**TO BE DONE**
Draw out every line with the word "React" from the listing below.

────────

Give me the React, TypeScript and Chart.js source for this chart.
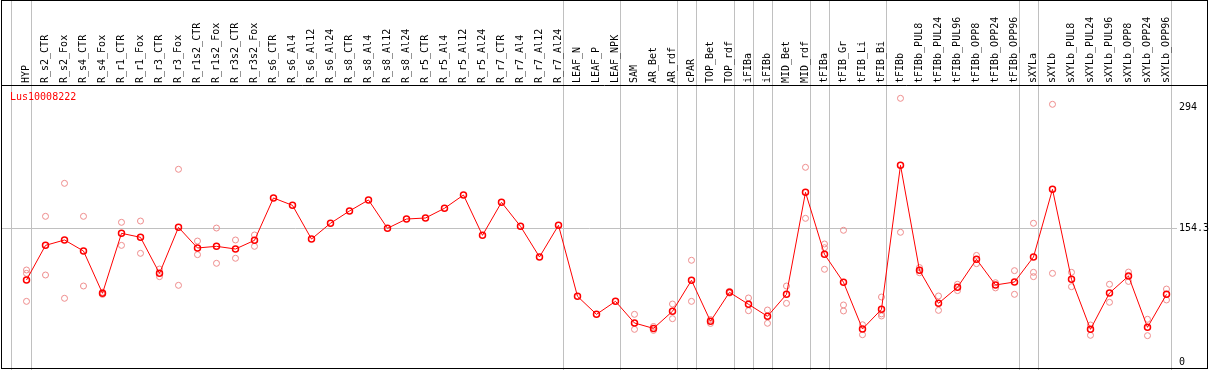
import React, { useEffect, useRef } from "react";
import { Chart, registerables } from "chart.js";

Chart.register(...registerables);

const categories = [
  "HYP", "R_s2_CTR", "R_s2_Fox", "R_s4_CTR", "R_s4_Fox", "R_r1_CTR", "R_r1_Fox", "R_r3_CTR", "R_r3_Fox",
  "R_r1s2_CTR", "R_r1s2_Fox", "R_r3s2_CTR", "R_r3s2_Fox", "R_s6_CTR", "R_s6_Al4", "R_s6_Al12", "R_s6_Al24",
  "R_s8_CTR", "R_s8_Al4", "R_s8_Al12", "R_s8_Al24", "R_r5_CTR", "R_r5_Al4", "R_r5_Al12", "R_r5_Al24",
  "R_r7_CTR", "R_r7_Al4", "R_r7_Al12", "R_r7_Al24", "LEAF_N", "LEAF_P", "LEAF_NPK", "SAM", "AR_Bet", "AR_rdf",
  "cPAR", "TOP_Bet", "TOP_rdf", "iFIBa", "iFIBb", "MID_Bet", "MID_rdf", "tFIBa", "tFIB_Gr", "tFIB_Li", "tFIB_Bi",
  "tFIBb", "tFIBb_PUL8", "tFIBb_PUL24", "tFIBb_PUL96", "tFIBb_OPP8", "tFIBb_OPP24", "tFIBb_OPP96", "sXYLa",
  "sXYLb", "sXYLb_PUL8", "sXYLb_PUL24", "sXYLb_PUL96", "sXYLb_OPP8", "sXYLb_OPP24", "sXYLb_OPP96",
];

const meanValues = [
  94.6, 134.6, 140.8, 128.1, 79.3, 148.5, 143.9, 102.3, 155.4, 131.6, 133.5, 130.4, 140.4,
  189.3, 180.8, 141.9, 160.1, 174.3, 187.0, 154.3, 165.0, 166.2, 177.4, 192.7, 146.2, 184.3, 156.6, 121.2, 157.8,
  75.8, 55.0, 70.0, 45.0, 38.8, 58.5, 94.3, 47.0, 80.4, 66.6, 52.7, 78.1, 195.8, 124.3, 92.0, 38.1, 60.8,
  227.0, 105.8, 67.7, 86.2, 118.5, 88.9, 92.3, 121.2, 199.3, 95.4, 37.7, 79.6, 99.2, 40.0, 78.1,
];

const replicate1 = [
  106.2, 168.1, 206.2, 168.1, 80.5, 161.2, 162.7, 107.3, 222.4, 139.6, 154.6, 140.8, 146.6,
  null, null, null, null, null, null, null, null, null, null, null, null, null, null, null, null,
  null, null, null, 55.0, 41.0, 66.9, 117.4, 49.0, 81.5, 73.9, 60.0, 87.7, 224.7, 136.2, 152.0, 43.0, 75.0,
  304.3, 109.0, 76.2, 89.7, 123.0, 91.5, 105.4, 160.1, 297.4, 103.5, 42.7, 89.7, 103.8, 49.3, 84.2,
];

const replicate2 = [
  70.0, 100.4, 73.5, 87.7, 78.0, 134.6, 125.4, 98.5, 88.5, 123.9, 113.9, 119.7, 133.5,
  null, null, null, null, null, null, null, null, null, null, null, null, null, null, null, null,
  null, null, null, 37.7, 36.5, 50.0, 70.0, 44.5, 79.5, 59.2, 44.7, 67.7, 165.8, 107.0, 58.9, 31.5, 53.1,
  149.7, 103.0, 59.6, 82.4, 113.5, 85.5, 78.1, 98.5, 102.3, 86.9, 30.8, 68.9, 93.0, 30.4, 71.6,
];

const replicate3 = [
  102.3, null, null, null, null, null, null, null, null, null, null, null, null,
  null, null, null, null, null, null, null, null, null, null, null, null, null, null, null, null,
  null, null, null, null, null, null, null, null, null, null, null, null, null, 131.9, 65.8, null, 55.5,
  null, null, null, null, null, null, null, 103.5, null, null, null, null, null, null, null,
];

const yTickValues = [0, 154.3, 294];
const separatorsAfter = [0, 28, 31, 34, 35, 37, 38, 39, 41, 42, 45, 52, 53, 60];
const geneName = "Lus10008222";

const FONT = "'DejaVu Sans Mono', monospace";
const RED = "#ff0000";
const PINK = "#ee8c8c";
const GRID = "#c0c0c0";

const toPoints = (arr: (number | null)[]) =>
  arr.map((v, i) => (v == null ? null : { x: i, y: v })).filter((p) => p !== null) as { x: number; y: number }[];

export default function App() {
  const ref = useRef<HTMLCanvasElement>(null);

  useEffect(() => {
    document.body.style.margin = "0";
    const canvas = ref.current;
    if (!canvas) return;

    const framePlugin = {
      id: "frame",
      beforeDraw(chart: any) {
        const ctx = chart.ctx;
        const xs = chart.scales.x;
        ctx.save();
        ctx.strokeStyle = GRID;
        ctx.lineWidth = 1;
        const lines = [-0.79, ...separatorsAfter.map((s) => s + 0.24)];
        for (const b of lines) {
          const px = Math.floor(xs.getPixelForValue(b)) + 0.5;
          ctx.beginPath();
          ctx.moveTo(px, 0);
          ctx.lineTo(px, chart.height);
          ctx.stroke();
        }
        ctx.restore();
      },
      afterDraw(chart: any) {
        const ctx = chart.ctx;
        const area = chart.chartArea;
        ctx.save();
        ctx.strokeStyle = "#000";
        ctx.lineWidth = 1;
        ctx.strokeRect(1.5, 0.5, 1206, 368);
        ctx.beginPath();
        ctx.moveTo(1, area.top + 0.5);
        ctx.lineTo(1208, area.top + 0.5);
        ctx.stroke();
        ctx.fillStyle = RED;
        ctx.font = `10px ${FONT}`;
        ctx.textBaseline = "middle";
        ctx.textAlign = "left";
        ctx.fillText(geneName, 10, 97);
        ctx.restore();
      },
    };

    const pinkSet = (label: string, arr: (number | null)[]) => ({
      label,
      data: toPoints(arr),
      showLine: false,
      borderColor: PINK,
      backgroundColor: "rgba(0,0,0,0)",
      pointRadius: 3,
      pointBorderWidth: 1,
      pointBorderColor: PINK,
      pointBackgroundColor: "rgba(0,0,0,0)",
      order: 1,
    });

    const chart = new Chart(canvas, {
      type: "line",
      data: {
        datasets: [
          {
            label: "mean",
            data: toPoints(meanValues),
            borderColor: RED,
            backgroundColor: "rgba(0,0,0,0)",
            borderWidth: 1,
            pointRadius: 3,
            pointBorderWidth: 1.5,
            pointBorderColor: RED,
            pointBackgroundColor: "rgba(0,0,0,0)",
            tension: 0,
            order: 0,
          } as any,
          pinkSet("rep1", replicate1) as any,
          pinkSet("rep2", replicate2) as any,
          pinkSet("rep3", replicate3) as any,
        ],
      },
      options: {
        responsive: false,
        animation: false,
        devicePixelRatio: 1,
        layout: { autoPadding: false, padding: { left: 2, right: 0, top: 0, bottom: 1 } },
        plugins: { legend: { display: false }, tooltip: { enabled: false } },
        scales: {
          x: {
            type: "linear",
            position: "top",
            min: -1.2895,
            max: 60.553,
            afterBuildTicks: (s: any) => {
              s.ticks = categories.map((_, i) => ({ value: i }));
            },
            afterFit: (s: any) => {
              s.height = 85;
              s.paddingLeft = 0;
              s.paddingRight = 0;
            },
            grid: { display: false, drawTicks: false },
            border: { display: false },
            ticks: {
              autoSkip: false,
              minRotation: 90,
              maxRotation: 90,
              padding: 2,
              labelOffset: 12,
              color: "#000",
              font: { family: FONT, size: 10 },
              callback: (v: any) => categories[Math.round(Number(v))] ?? "",
            },
          },
          y: {
            type: "linear",
            position: "right",
            min: -8.08,
            max: 319.68,
            afterBuildTicks: (s: any) => {
              s.ticks = yTickValues.map((v) => ({ value: v }));
            },
            afterFit: (s: any) => {
              s.width = 32;
              s.paddingTop = 0;
              s.paddingBottom = 0;
            },
            grid: {
              drawTicks: false,
              color: (c: any) => (c.tick && c.tick.value === 154.3 ? GRID : "rgba(0,0,0,0)"),
            },
            border: { display: false },
            ticks: {
              padding: 2,
              color: "#000",
              font: { family: FONT, size: 10 },
              callback: (v: any) => String(v),
            },
          },
        },
      } as any,
      plugins: [framePlugin],
    });

    return () => chart.destroy();
  }, []);

  return (
    <div style={{ position: "absolute", left: 0, top: 0, width: 1209, height: 370 }}>
      <canvas ref={ref} width={1209} height={370} style={{ display: "block" }} />
    </div>
  );
}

────────

**RESPONSE**
Give me the React, TypeScript and Chart.js source for this chart.
import React, { useEffect, useRef } from "react";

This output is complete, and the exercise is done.